I don't really see the point in talking this kind of thing down.

"We'll build up a bike... You can check out the bike at the next Eurobike for sure."

So it's like the very best we can do even if we don't really intend to sell anything like this blah blah... just like the whole concept car thing? What's wrong with that?

Interesting. Stupid, but interesting.

BMX is stupid. That's why it's so much fun isn't it?

like they may find some magical parts in their warehouse

How do you know what they've got in the back of their lab?

It's going to be expensive. And it's going to suck.

There are few sports where the average amateur participant rides the same equipment as the top professionals. No one is saying this frame is for general consumption.

Yes this frame/bike will be extraordinarily expensive, probably prohibitively so but if anyone genuinely prepared to spend that kind of cash will either know that this setup will suit them or they just have more money than sense.

This frame is a completely unnecessary development and is all the better for it. If we pared life down to the bare necessities life would suck (the bear necessities would be a different matter entirely...).

Also, I would love a frame made from ex-Soviet hardware!

Darren H said...

Didn't Dragonfly make a Mike S. signature ti frame for him a few years ago?

Rob D said...

Chernobyl core rods. hahaha All I could think of was Call of Duty 4. Don't act like everyone doesn't play that game.

.michael.philip.okiver.mcneill. said...

yes darren, they did

Russ said...

The thing is, KHE already makes that 17-pound complete flat bike. Is there really a need to make something lighter?

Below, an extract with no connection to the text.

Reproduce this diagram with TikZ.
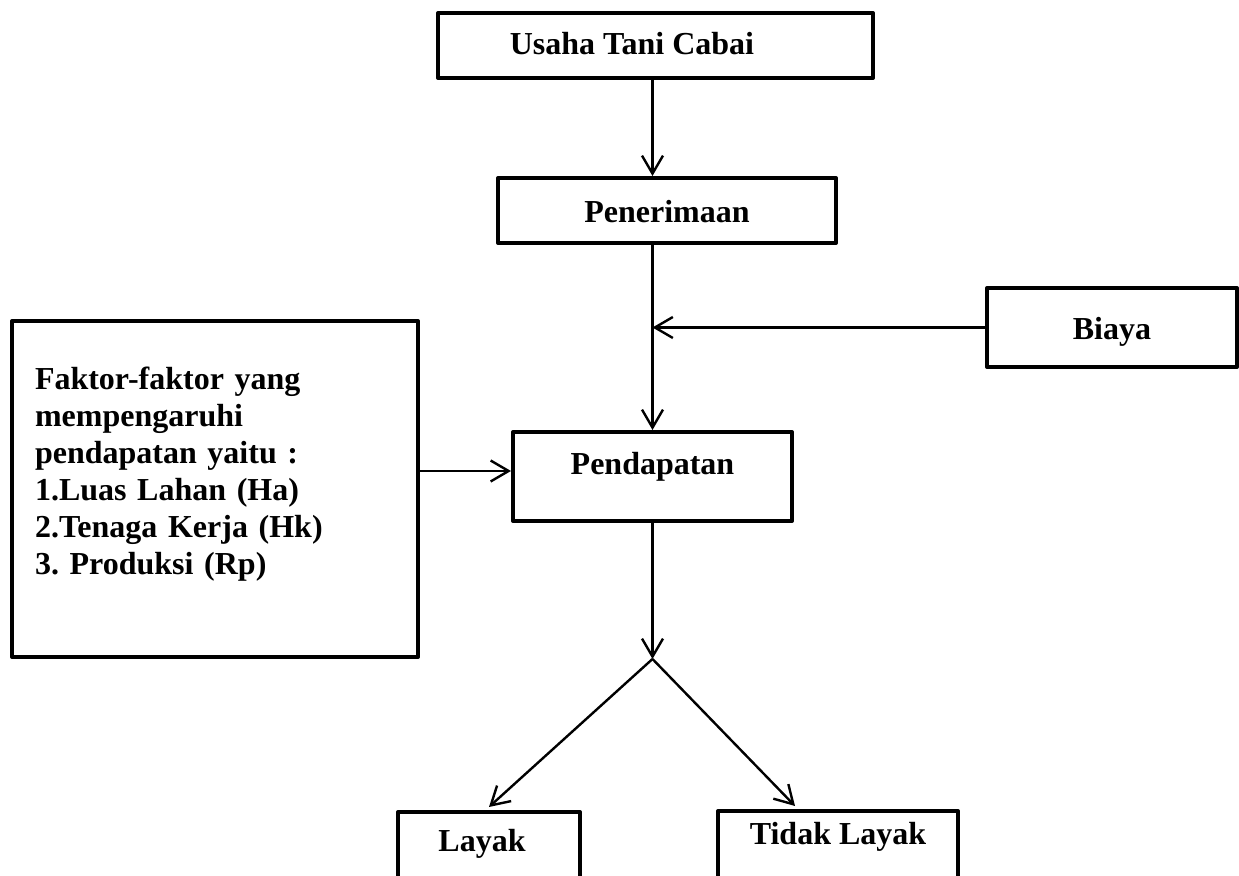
\documentclass[tikz,border=0pt]{standalone}
\usepackage{fontspec}
\setmainfont{Liberation Serif}
\usetikzlibrary{arrows.meta}
\frenchspacing

\begin{document}
\begin{tikzpicture}[x=0.5pt,y=-0.5pt,
  kotak/.style n args={2}{draw,line width=2pt,line join=round,minimum width=#1*0.5pt,minimum height=#2*0.5pt,inner sep=0pt,font=\bfseries\fontsize{16pt}{18.5pt}\selectfont},
  panah/.style={-{Straight Barb[length=9pt,width=10.5pt]},line width=1.2pt}]
\useasboundingbox (0,0) rectangle (1239,876);
% kotak utama
\node[kotak={435}{65},text height=13pt,text depth=3.5pt](usaha) at(655.5,45.5) {Usaha Tani Cabai\hspace*{23.5pt}};
\node[kotak={338}{65},text height=16pt,text depth=3.5pt](pener) at(667,210.5) {Penerimaan};
\node[kotak={250}{79},text height=16pt,text depth=3.5pt](biaya) at(1112,327.5) {Biaya};
\node[kotak={279}{89},text height=11pt,text depth=12.5pt](pendapatan) at(652.5,476.5) {Pendapatan};
\node[kotak={406}{336},text width=180pt,align=left](faktor) at(215,489) {Faktor-faktor yang\\ mempengaruhi\\ pendapatan yaitu :\\ 1.Luas Lahan (Ha)\\ 2.Tenaga Kerja (Hk)\\ 3. Produksi (Rp)\\ \mbox{}};
\node[kotak={182}{70},text height=11pt,text depth=6pt](layak) at(489,847) {Layak\hspace*{7pt}};
\node[kotak={240}{70},text height=11pt,text depth=12pt](tidak) at(838,846) {Tidak Layak};
% titik pertemuan
\coordinate (temu) at (pendapatan |- biaya.west);
\coordinate (masuk) at ([yshift=2.75pt]pendapatan.west);
\coordinate (cabang) at (pendapatan.south |- faktor.south);
% panah
\draw[panah] (usaha.south -| pendapatan) -- (pener.north -| pendapatan);
\draw[panah] (pener.south -| pendapatan) -- (pendapatan.north);
\draw[panah] (biaya.west) -- (temu);
\draw[panah] (masuk -| faktor.east) -- (masuk);
\draw[panah] (pendapatan.south) -- (cabang);
\draw[panah] (cabang) -- ([yshift=1.5pt]layak.north);
\draw[panah] (cabang) -- ([xshift=-21.5pt,yshift=1.5pt]tidak.north);
\end{tikzpicture}
\end{document}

Look, I've said it a billion times, and I'm sure I'll say it a few billion more. I'M NOT AGAINST INNOVATION. But a titanium bike frame ISN'T innovation. Litespeed and Merlin were doing those 25 years ago. When I read "how far we can push the limits," I'm thinking carbon fiber rims (although those have been done too) or a freecoaster carved from a papaya. Building a ti frame is just jerking off in public—people will look, but they probably won't be impressed.

Anonymous said...

They sure were impressed when I did it.

Anonymous said...

"...Just like with 853/supertherm and the other high-end steels. Until a year and a half ago, you could not purchase those steels in bmx-worthy thicknesses. Thanks to S&M and others for breaking that barrier."

S&M has been using supertherm for well over a year and a half, and Standard has been using OX Platinum even longer. Your time frame is way, way off.

Reggi Jackson's jerry curl said...

"Building a ti frame is just jerking off in public—people will look, but they probably won't be impressed." You must not have a big Wang Chung Tonight! They should make odi lock on grips with titanium. that would be "innovative" I want, no i NEED ti cable crimps! that would be SIIIICK. Ti brake levers!?yes, take notes Colony. Ti, Die? OHH, I just now got that. How about ti dyed titanium?!! AWESOME!!!!!!!!!

Russ said...

Yeah, I bought my first OX STA in, I don't know, 2004?

steve said...

loop and russ both equally hit the nail on the head

Ty said...

Anyone remember the GT Alum with pinned carbon tubes that fell apart in a bmxplus test? Maybe KHE should try that.

noel said...

Engage the caterpillar drive!

JOSHW said...

How the fuck are we not talking about Yngwie Malmsteen being completely fat and washed out???? That is what is important. Fuck BMX.

Anonymous said...

Ty, wasn't that a Supercross frame that did that?